Common Mistakes to Avoid
- Thinking mining engineers only dig underground. Mining engineers spend much of their time designing plans, analyzing data, improving safety, using software, and coordinating teams.
- Ignoring environmental work in mining. Modern mining engineers often help reduce waste, manage water, plan reclamation, and meet environmental rules.
- Assuming mining is only about strength or heavy machines. The job depends heavily on math, physics, mapping, communication, computer modeling, and careful decision-making.
- Treating a mine map like a flat drawing only. Mines are three-dimensional systems, so engineers must think about depth, slope, volume, rock layers, and the location of people and equipment.
Practice Questions
- 1 A mine tunnel section is modeled as a rectangular prism that is 80 m long, 5 m wide, and 4 m high. What is the volume of rock space in the tunnel section?

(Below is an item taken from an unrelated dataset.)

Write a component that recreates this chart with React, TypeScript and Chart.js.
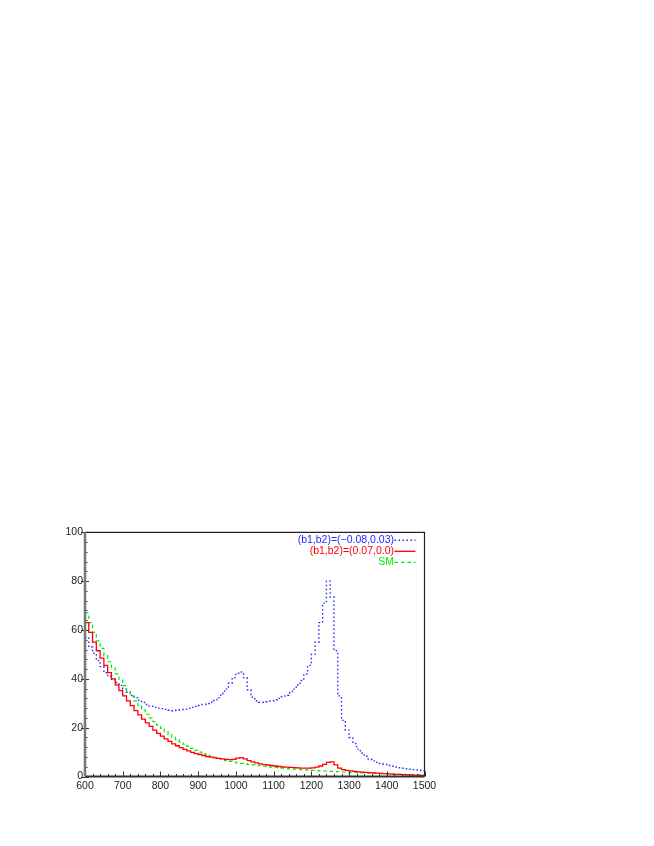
import React, { useEffect, useRef } from "react";
import { Chart, registerables } from "chart.js";

Chart.register(...registerables);

const X_MIN = 600;
const X_MAX = 1500;
const Y_MIN = 0;
const Y_MAX = 100;

const binWidth = 10;

// (b1,b2)=(-0.08,0.03): 10 GeV bins from 600
const blueValues = [
  57, 53, 50.5, 47.5, 45, 42.5, 41, 39.8, 38.5, 37.3,
  35.8, 34.5, 33.2, 32.2, 31.2, 30.3, 29.5, 28.8, 28.3, 28,
  27.8, 27.5, 27.1, 26.9, 27.1, 27.4, 27.6, 27.9, 28.3, 28.7,
  29.1, 29.5, 29.9, 30.4, 31.1, 32.3, 34, 35.8, 38.2, 40.5,
  42.3, 42.8, 40.5, 35.5, 32.5, 31, 30.4, 30.4, 30.6, 30.9,
  31.4, 32, 32.6, 33.3, 34.3, 35.8, 37.5, 39.3, 42, 45.5,
  50, 55, 63, 71, 80, 73.5, 51.5, 33, 23, 19,
  16, 13.5, 11.2, 9.6, 8.3, 7.2, 6.4, 5.8, 5.3, 4.9,
  4.5, 4.2, 3.9, 3.6, 3.4, 3.2, 3.0, 2.8, 2.6, 2.3,
];

// (b1,b2)=(0.07,0.0): 10 GeV bins from 600
const redValues = [
  63, 59, 55, 51.5, 48.5, 45.5, 42.5, 40, 37.5, 35.2,
  33, 31, 29, 27, 25.2, 23.5, 22, 20.5, 19, 17.7,
  16.5, 15.4, 14.4, 13.4, 12.6, 11.8, 11.1, 10.5, 9.9, 9.4,
  9.0, 8.6, 8.2, 7.9, 7.6, 7.4, 7.2, 7.0, 6.9, 7.0,
  7.5, 7.7, 7.2, 6.5, 6.0, 5.6, 5.2, 4.9, 4.7, 4.5,
  4.3, 4.1, 3.9, 3.8, 3.7, 3.6, 3.5, 3.4, 3.4, 3.4,
  3.5, 3.8, 4.3, 5.0, 5.8, 6.0, 4.8, 3.4, 2.8, 2.5,
  2.3, 2.1, 1.9, 1.8, 1.7, 1.6, 1.5, 1.4, 1.3, 1.2,
  1.1, 1.0, 0.9, 0.85, 0.8, 0.7, 0.65, 0.6, 0.55, 0.5,
];

// SM: 10 GeV bins from 600
const smValues = [
  67, 63, 59, 55.5, 52.5, 49.5, 47, 44.5, 42, 39.5,
  37.2, 35, 33, 31, 29, 27.2, 25.5, 24, 22.5, 21,
  19.7, 18.4, 17.2, 16.1, 15.1, 14.1, 13.2, 12.3, 11.5, 10.7,
  10.0, 9.4, 8.8, 8.3, 7.8, 7.3, 6.9, 6.5, 6.2, 5.9,
  5.6, 5.4, 5.2, 5.0, 4.8, 4.6, 4.4, 4.2, 4.0, 3.85,
  3.7, 3.55, 3.4, 3.25, 3.1, 3.0, 2.9, 2.8, 2.7, 2.6,
  2.5, 2.4, 2.3, 2.25, 2.2, 2.1, 2.0, 1.95, 1.85, 1.8,
  1.7, 1.65, 1.6, 1.5, 1.45, 1.4, 1.3, 1.25, 1.2, 1.15,
  1.1, 1.0, 0.95, 0.9, 0.85, 0.8, 0.75, 0.7, 0.65, 0.6,
];

const xTickValues = [600, 700, 800, 900, 1000, 1100, 1200, 1300, 1400, 1500];
const yTickValues = [0, 20, 40, 60, 80, 100];
const xMinorStep = 20;
const yMinorStep = 4;

const legendLabels = ["(b1,b2)=(\u22120.08,0.03)", "(b1,b2)=(0.07,0.0)", "SM"];
const BLUE = "rgb(40,40,255)";
const RED = "rgb(255,0,0)";
const GREEN = "rgb(0,235,0)";

const FONT = '"Liberation Sans", Arial, Helvetica, sans-serif';

function toSteps(values: number[], start: number, width: number) {
  const pts = values.map((v, i) => ({ x: start + i * width, y: v }));
  pts.push({ x: start + values.length * width, y: values[values.length - 1] });
  return pts;
}

const framePlugin = {
  id: "frameTicks",
  afterDatasetsDraw(chart: any) {
    const { ctx, chartArea, scales } = chart;
    const { left, right, top, bottom } = chartArea;
    const xs = scales.x;
    const ys = scales.y;
    ctx.save();
    ctx.strokeStyle = "#333";
    ctx.lineWidth = 1;
    ctx.beginPath();
    for (let v = Y_MIN; v <= Y_MAX + 1e-9; v += yMinorStep) {
      const py = Math.round(ys.getPixelForValue(v)) + 0.5;
      const major = yTickValues.includes(v);
      ctx.moveTo(left - (major ? 4 : 0), py);
      ctx.lineTo(left + (major ? 4 : 2.5), py);
    }
    for (let v = X_MIN; v <= X_MAX + 1e-9; v += xMinorStep) {
      const px = Math.round(xs.getPixelForValue(v)) + 0.5;
      const major = xTickValues.includes(v);
      ctx.moveTo(px, bottom);
      ctx.lineTo(px, bottom - (major ? 5 : 2.5));
    }
    ctx.stroke();
    ctx.strokeStyle = "#222";
    ctx.lineWidth = 1.2;
    ctx.beginPath();
    ctx.moveTo(left, top);
    ctx.lineTo(right, top);
    ctx.lineTo(right, bottom);
    ctx.stroke();
    ctx.strokeStyle = "#333";
    ctx.lineWidth = 2;
    ctx.beginPath();
    ctx.moveTo(left, bottom);
    ctx.lineTo(right, bottom);
    ctx.stroke();
    ctx.strokeStyle = "#777";
    ctx.lineWidth = 2.5;
    ctx.beginPath();
    ctx.moveTo(left, top);
    ctx.lineTo(left, bottom);
    ctx.stroke();

    ctx.font = `10.5px ${FONT}`;
    ctx.textAlign = "right";
    ctx.textBaseline = "middle";
    const rows = [
      { color: BLUE, dash: [1.5, 2.5], width: 1.4 },
      { color: RED, dash: [], width: 1.3 },
      { color: GREEN, dash: [3.5, 3], width: 1.2 },
    ];
    rows.forEach((r, i) => {
      const yy = top + 7.5 + i * 11;
      ctx.fillStyle = r.color;
      ctx.fillText(legendLabels[i], right - 30.5, yy + 0.5);
      ctx.strokeStyle = r.color;
      ctx.lineWidth = r.width;
      ctx.setLineDash(r.dash);
      ctx.beginPath();
      ctx.moveTo(right - 30, yy + 0.5);
      ctx.lineTo(right - 9, yy + 0.5);
      ctx.stroke();
    });
    ctx.setLineDash([]);
    ctx.restore();
  },
};

export default function App() {
  const ref = useRef<HTMLCanvasElement | null>(null);
  useEffect(() => {
    if (!ref.current) return;
    const chart = new Chart(ref.current, {
      type: "line",
      data: {
        datasets: [
          {
            label: legendLabels[1],
            data: toSteps(redValues, X_MIN, binWidth),
            borderColor: RED,
            borderWidth: 1.3,
            stepped: "before",
            pointRadius: 0,
            fill: false,
          },
          {
            label: legendLabels[2],
            data: toSteps(smValues, X_MIN, binWidth),
            borderColor: GREEN,
            borderWidth: 1.2,
            borderDash: [3.5, 3],
            stepped: "before",
            pointRadius: 0,
            fill: false,
          },
          {
            label: legendLabels[0],
            data: toSteps(blueValues, X_MIN, binWidth),
            borderColor: BLUE,
            borderWidth: 1.4,
            borderDash: [1.5, 2.5],
            stepped: "before",
            pointRadius: 0,
            fill: false,
          },
        ],
      },
      options: {
        responsive: false,
        animation: false,
        devicePixelRatio: 1,
        layout: { padding: { left: 47, right: 221.5, top: 524.3, bottom: 41.5 } },
        plugins: { legend: { display: false }, tooltip: { enabled: false } },
        scales: {
          x: {
            type: "linear",
            min: X_MIN,
            max: X_MAX,
            afterFit: (s: any) => { s.height = 20; },
            afterBuildTicks: (s: any) => { s.ticks = xTickValues.map((v) => ({ value: v })); },
            grid: { display: false, drawTicks: false },
            border: { display: false },
            ticks: {
              autoSkip: false,
              maxRotation: 0,
              padding: 3,
              color: "#222",
              font: { family: FONT, size: 10.5 },
              callback: (v: any) => String(v),
            },
          },
          y: {
            type: "linear",
            min: Y_MIN,
            max: Y_MAX,
            afterFit: (s: any) => { s.width = 30; },
            afterBuildTicks: (s: any) => { s.ticks = yTickValues.map((v) => ({ value: v })); },
            grid: { display: false, drawTicks: false },
            border: { display: false },
            ticks: {
              padding: 2,
              color: "#222",
              font: { family: FONT, size: 10.5 },
              callback: (v: any) => String(v),
            },
          },
        },
      },
      plugins: [framePlugin],
    } as any);
    return () => chart.destroy();
  }, []);
  return (
    <canvas
      ref={ref}
      width={638}
      height={830}
      style={{ display: "block", width: 638, height: 830 }}
    />
  );
}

- 2 A loaded mining cart has a mass of 2000 kg and accelerates at 0.50 m/s². Using F = ma, what net force is needed to produce this acceleration?
- 3 A mining engineer must choose between two tunnel paths: one is shorter but passes through weak rock near a water source, and the other is longer but passes through stronger rock farther from the water. Explain which factors the engineer should compare before making a decision.